James Kinneavy’s “Modes of Discourse”
The modes of discourse refers to what discourses are *about*.
To determine the mode of a discourse, ask yourself 2 questions:
- What is the object of the discourse? What’s being talked about?
- What aspect of that object is given the most attention?
The 4 modes 0r “windows on reality” (ways of looking at an issue):
- Narrative – gives “prominence to changes taking place in reality”
- Dynamic (Becoming) view of reality
- Details change from potential/potency to act (Moves forward)
- Attempts to show causality
- Theorizes a procedure chronologically: 1st, 2nd, 3rd, etc. (prescriptive) - Evaluative – pronounces judgment on a thing or event
- Dynamic (Becoming) view of reality
- Considers the act relative to its potential (Looks backward)
- Structure is the same as classificatory mode (parts become criteria)
- Logic is syllogistic, as classificatory mode, except a positive evaluation is attached –> All GOOD social networks have x,y,z
Facebook has x,y,z
Facebook is a good social network
- Descriptive – a still, stable “photograph of reality”
- Static (Being) view of reality
- Concerned with individual characteristics (Existence)
- Whole to part organizational structure (need to be sure you have all the parts when you use this mode)
- Simply describe the component parts of the main thing
- Clustering way of thinking
- The parts need to be parallel in importance, level of abstraction, mutual exclusivity - Classificatory – “not concerned with the unique thing, but with things as members of groups”
- Static (Being)
- Concerned with group/class characteristics (Essence)
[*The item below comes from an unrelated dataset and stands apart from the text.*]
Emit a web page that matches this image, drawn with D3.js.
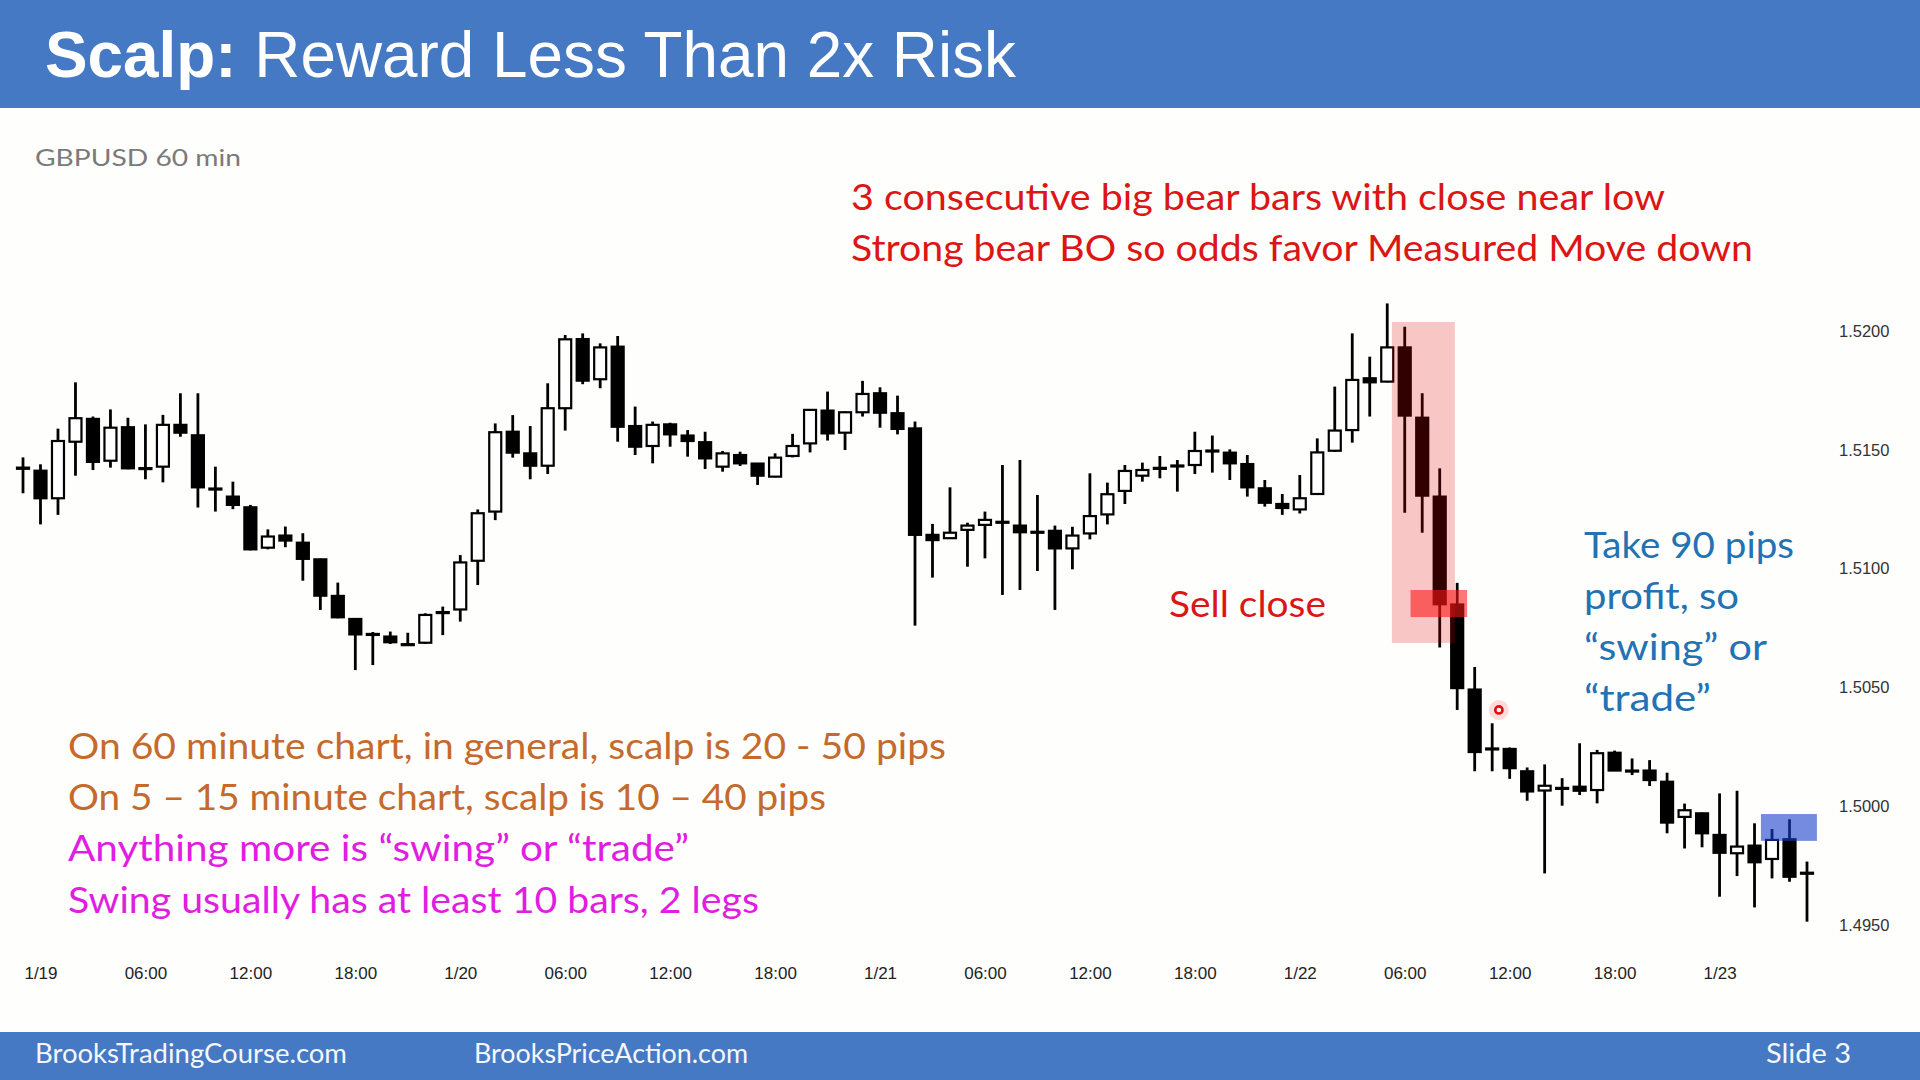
<!DOCTYPE html>
<html>
<head>
<meta charset="utf-8">
<script src="https://cdn.jsdelivr.net/npm/d3@7/dist/d3.min.js"></script>
<style>
  html, body { margin: 0; padding: 0; background: #fefefd; }
  svg { display: block; }
</style>
</head>
<body>
<svg id="chart" width="1920" height="1080"></svg>
<script>
// ---------------- DATA (GBPUSD 60 min, 1/18 23:00 .. 1/23 05:00) ----------------
const firstBar = Date.UTC(2015, 0, 18, 23);
const lastBar  = Date.UTC(2015, 0, 23, 5);

const open = [
  1.51425,1.51412,1.51296,1.51534,1.51630,1.51454,1.51595,1.51423,1.51429,1.51605,
  1.51561,1.51337,1.51303,1.51258,1.51088,1.51139,1.51109,1.51039,1.50885,1.50788,
  1.50725,1.50714,1.50682,1.50688,1.50817,1.50828,1.51033,1.51240,1.51576,1.51485,
  1.51433,1.51675,1.51966,1.51797,1.51934,1.51600,1.51516,1.51607,1.51560,1.51532,
  1.51429,1.51478,1.51442,1.51387,1.51474,1.51527,1.51665,1.51572,1.51658,1.51738,
  1.51654,1.51590,1.51142,1.51128,1.51163,1.51184,1.51197,1.51181,1.51155,1.51159,
  1.51085,1.51148,1.51228,1.51327,1.51391,1.51424,1.51434,1.51436,1.51497,1.51488,
  1.51440,1.51338,1.51272,1.51249,1.51314,1.51496,1.51583,1.51801,1.51787,1.51931,
  1.51635,1.51303,1.50849,1.50491,1.50243,1.50241,1.50147,1.50066,1.50077,1.50082,
  1.50068,1.50225,1.50150,1.50150,1.50103,1.49955,1.49970,1.49879,1.49802,1.49834,
  1.49778,1.49861,1.49720
];
const high = [
  1.51468,1.51439,1.51589,1.51784,1.51640,1.51670,1.51635,1.51607,1.51647,1.51738,
  1.51738,1.51429,1.51366,1.51268,1.51165,1.51177,1.51149,1.51042,1.50941,1.50791,
  1.50733,1.50735,1.50730,1.50812,1.50840,1.51057,1.51249,1.51611,1.51646,1.51600,
  1.51780,1.51983,1.51990,1.51948,1.51979,1.51682,1.51619,1.51614,1.51583,1.51576,
  1.51495,1.51492,1.51443,1.51485,1.51567,1.51670,1.51745,1.51661,1.51790,1.51763,
  1.51728,1.51619,1.51188,1.51342,1.51193,1.51240,1.51436,1.51457,1.51310,1.51181,
  1.51176,1.51401,1.51362,1.51436,1.51446,1.51474,1.51457,1.51576,1.51560,1.51502,
  1.51478,1.51373,1.51314,1.51394,1.51548,1.51766,1.51990,1.51892,1.52116,1.52018,
  1.51738,1.51422,1.50940,1.50586,1.50349,1.50247,1.50163,1.50176,1.50118,1.50265,
  1.50237,1.50234,1.50201,1.50194,1.50141,1.50011,1.49973,1.50054,1.50065,1.49928,
  1.49904,1.49945,1.49767
];
const low = [
  1.51317,1.51186,1.51226,1.51391,1.51415,1.51425,1.51418,1.51376,1.51363,1.51555,
  1.51257,1.51240,1.51250,1.51077,1.51081,1.51090,1.50949,1.50826,1.50791,1.50573,
  1.50594,1.50683,1.50678,1.50683,1.50720,1.50777,1.50931,1.51204,1.51467,1.51376,
  1.51398,1.51581,1.51776,1.51759,1.51534,1.51478,1.51443,1.51513,1.51471,1.51419,
  1.51408,1.51432,1.51352,1.51384,1.51468,1.51489,1.51539,1.51499,1.51640,1.51593,
  1.51565,1.50760,1.50962,1.51125,1.51008,1.51043,1.50889,1.50910,1.50990,1.50826,
  1.50997,1.51123,1.51186,1.51272,1.51366,1.51380,1.51324,1.51398,1.51404,1.51373,
  1.51303,1.51261,1.51226,1.51232,1.51313,1.51492,1.51530,1.51640,1.51784,1.51235,
  1.51151,1.50668,1.50405,1.50147,1.50147,1.50115,1.50023,1.49717,1.50002,1.50047,
  1.50012,1.50148,1.50131,1.50085,1.49886,1.49822,1.49827,1.49619,1.49706,1.49574,
  1.49696,1.49682,1.49514
];
const close = [
  1.51420,1.51296,1.51537,1.51633,1.51449,1.51593,1.51422,1.51419,1.51605,1.51572,
  1.51342,1.51333,1.51268,1.51081,1.51135,1.51118,1.51041,1.50886,1.50795,1.50723,
  1.50721,1.50690,1.50680,1.50805,1.50813,1.51026,1.51233,1.51574,1.51488,1.51433,
  1.51675,1.51965,1.51791,1.51931,1.51597,1.51513,1.51605,1.51565,1.51537,1.51464,
  1.51485,1.51443,1.51391,1.51467,1.51516,1.51668,1.51569,1.51658,1.51735,1.51656,
  1.51588,1.51142,1.51120,1.51151,1.51181,1.51205,1.51193,1.51153,1.51151,1.51085,
  1.51139,1.51221,1.51313,1.51411,1.51415,1.51420,1.51432,1.51495,1.51493,1.51443,
  1.51342,1.51277,1.51255,1.51296,1.51489,1.51581,1.51794,1.51784,1.51931,1.51644,
  1.51307,1.50850,1.50497,1.50228,1.50239,1.50160,1.50062,1.50086,1.50073,1.50065,
  1.50223,1.50150,1.50146,1.50110,1.49931,1.49983,1.49886,1.49804,1.49830,1.49764,
  1.49858,1.49703,1.49716
];
const priceTicks = [1.4950, 1.5000, 1.5050, 1.5100, 1.5150, 1.5200];

// shaded zones (times / prices)
const bearZone  = { from: Date.UTC(2015,0,22,5,16), to: Date.UTC(2015,0,22,8,52), top: 1.52038, bottom: 1.50687 };
const sellZone  = { from: Date.UTC(2015,0,22,6,20), to: Date.UTC(2015,0,22,9,34), top: 1.50910, bottom: 1.50796 };
const targetZone= { from: Date.UTC(2015,0,23,2,22), to: Date.UTC(2015,0,23,5,34), top: 1.49967, bottom: 1.49854 };
const cursorPt  = { t: Date.UTC(2015,0,22,11,23), p: 1.50405 };

// ---------------- BUILD ----------------
const svg = d3.select("#chart");
const bars = open.map((o, i) => ({
  t: d3.utcHour.offset(new Date(firstBar), i),
  o, h: high[i], l: low[i], c: close[i]
}));

const x = d3.scaleUtc().domain([new Date(firstBar), new Date(lastBar)]).range([23, 1807]);
const y = d3.scaleLinear().domain([1.4950, 1.5200]).range([925, 331]);

// background
svg.append("rect").attr("width", 1920).attr("height", 1080).attr("fill", "#fefefd");

// header band
svg.append("rect").attr("x", 0).attr("y", 0).attr("width", 1920).attr("height", 108).attr("fill", "#4579c4");
const title = svg.append("text").attr("x", 45).attr("y", 77)
  .attr("font-family", "'Liberation Sans', Arial, sans-serif").attr("font-size", 64).attr("fill", "#ffffff")
  .attr("textLength", 971).attr("lengthAdjust", "spacingAndGlyphs");
title.append("tspan").attr("font-weight", "bold").text("Scalp:");
title.append("tspan").text(" Reward Less Than 2x Risk");

// footer band
svg.append("rect").attr("x", 0).attr("y", 1032).attr("width", 1920).attr("height", 48).attr("fill", "#4579c4");
const footer = [
  { text: "BrooksTradingCourse.com", x: 35, w: 312 },
  { text: "BrooksPriceAction.com", x: 474, w: 274 },
  { text: "Slide  3", x: 1766, w: 85 }
];
svg.selectAll("text.footer").data(footer).join("text").attr("class", "footer")
  .attr("x", d => d.x).attr("y", 1063)
  .attr("font-family", "Lato, 'Open Sans', sans-serif").attr("font-size", 26)
  .attr("fill", "#f5f7fb")
  .attr("textLength", d => d.w).attr("lengthAdjust", "spacingAndGlyphs")
  .text(d => d.text);

// instrument label
svg.append("text").attr("x", 35).attr("y", 166)
  .attr("font-family", "Lato, 'Open Sans', sans-serif").attr("font-size", 24)
  .attr("fill", "#7a7a7a").attr("textLength", 206).attr("lengthAdjust", "spacingAndGlyphs")
  .text("GBPUSD 60 min");

// axes
const xTicks = d3.utcHour.every(6).range(new Date(Date.UTC(2015,0,19,0)), new Date(Date.UTC(2015,0,23,1)));
const xAxis = d3.axisBottom(x).tickValues(xTicks).tickSize(0).tickPadding(7)
  .tickFormat(d => d.getUTCHours() === 0 ? `${d.getUTCMonth()+1}/${d.getUTCDate()}` : d3.utcFormat("%H:%M")(d));
const gx = svg.append("g").attr("transform", "translate(0,960)").call(xAxis);
gx.select(".domain").remove();
gx.selectAll("text").attr("font-family", "'Liberation Sans', Arial, sans-serif").attr("font-size", 17).attr("fill", "#222");

const yAxis = d3.axisRight(y).tickValues(priceTicks).tickSize(0).tickPadding(0).tickFormat(d3.format(".4f"));
const gy = svg.append("g").attr("transform", "translate(1839,0)").call(yAxis);
gy.select(".domain").remove();
gy.selectAll("text").attr("font-family", "'Liberation Sans', Arial, sans-serif").attr("font-size", 16.5).attr("fill", "#333");

// candles
const bodyW = 12;
const g = svg.append("g");
const candle = g.selectAll("g.candle").data(bars).join("g").attr("class", "candle");
candle.append("line")
  .attr("x1", d => x(d.t)).attr("x2", d => x(d.t))
  .attr("y1", d => y(d.h)).attr("y2", d => y(d.l))
  .attr("stroke", "#000").attr("stroke-width", 2.8);
candle.append("rect")
  .attr("x", d => x(d.t) - bodyW / 2)
  .attr("width", bodyW)
  .attr("y", d => y(Math.max(d.o, d.c)))
  .attr("height", d => Math.max(1, Math.abs(y(d.o) - y(d.c))))
  .attr("fill", d => d.c > d.o ? "#ffffff" : "#000000")
  .attr("stroke", "#000").attr("stroke-width", 2.2);

// zones (drawn above candles, translucent)
function zone(z, fill) {
  svg.append("rect")
    .attr("x", x(new Date(z.from))).attr("width", x(new Date(z.to)) - x(new Date(z.from)))
    .attr("y", y(z.top)).attr("height", y(z.bottom) - y(z.top))
    .attr("fill", fill);
}
zone(bearZone, "rgba(222,0,0,0.22)");
zone(sellZone, "rgba(250,20,20,0.58)");
zone(targetZone, "rgba(25,62,205,0.6)");

// cursor dot
svg.append("circle").attr("cx", x(new Date(cursorPt.t))).attr("cy", y(cursorPt.p)).attr("r", 10)
  .attr("fill", "rgba(255,60,60,0.18)");
svg.append("circle").attr("cx", x(new Date(cursorPt.t))).attr("cy", y(cursorPt.p)).attr("r", 3.6)
  .attr("fill", "#fff").attr("stroke", "#e01010").attr("stroke-width", 2.6);

// annotations
const notes = [
  { text: "3 consecutive big bear bars with close near low", x: 851, y: 210, w: 814, c: "#dc1515" },
  { text: "Strong bear BO so odds favor Measured Move down", x: 851, y: 261, w: 902, c: "#dc1515" },
  { text: "Sell close", x: 1169, y: 617, w: 157, c: "#dc1515" },
  { text: "Take 90 pips", x: 1584, y: 558, w: 210, c: "#2272b4" },
  { text: "profit, so", x: 1584, y: 609, w: 155, c: "#2272b4" },
  { text: "\u201Cswing\u201D or", x: 1584, y: 660, w: 183, c: "#2272b4" },
  { text: "\u201Ctrade\u201D", x: 1584, y: 711, w: 127, c: "#2272b4" },
  { text: "On 60 minute chart, in general, scalp is 20 - 50 pips", x: 68, y: 759, w: 878, c: "#c66a2c" },
  { text: "On 5 \u2013 15 minute chart, scalp is 10 \u2013 40 pips", x: 68, y: 810, w: 758, c: "#c66a2c" },
  { text: "Anything more is \u201Cswing\u201D or \u201Ctrade\u201D", x: 68, y: 861, w: 621, c: "#e01de0" },
  { text: "Swing usually has at least 10 bars, 2 legs", x: 68, y: 913, w: 691, c: "#e01de0" }
];
svg.selectAll("text.note").data(notes).join("text").attr("class", "note")
  .attr("x", d => d.x).attr("y", d => d.y)
  .attr("font-family", "Lato, 'Open Sans', sans-serif").attr("font-size", 36)
  .attr("fill", d => d.c)
  .attr("textLength", d => d.w).attr("lengthAdjust", "spacingAndGlyphs")
  .text(d => d.text);
</script>
</body>
</html>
- Part to whole organizational structure –> demonstrate how the part belongs to the whole
- 1st must take the thing (object under study) and name it into a larger whole
- Logic is syllogistic–>all social networks have x,y,z characteristics
Facebook has x,y,z characteristics
Facebook is a social network
- Compare/contrast themes use this mode of organization (x,y,z above would be points of comparison)
Other important points:
- The modes closely parallel the 4 points of stasis, as described by Cicero.
- “Modes determine organization” and “differentiate the various kinds of scholars” in disciplines.
- E.g. “literary history is narrative, literary criticism is evaluative, literary theory is classifictory, and literary analysis is descriptive.” - Isolating the modes from one another is artificial, since they are always working with one another to provide a thick picture of reality.
- Looking through the lens of one mode will always hide what could be seen when viewed through another.
- Thus, the modes both illuminate and obfuscate the same reality, depending on which lens one has on.
- “Each mode needs to be supplemented by the other modes to make any pretense to a full account” of reality.
There is a direct relationship between the modes and stasis theory. The modes, like stases, make rhetoric possible in that they offer a way of getting to what’s at issue in a text. They are both ways of constructing reality.
When can a text that exists unto itself in the descriptive mode be used as a heuristic to evaluate (an) other text(s)? What elevates a text to the level of a heuristic? How does that movement happen?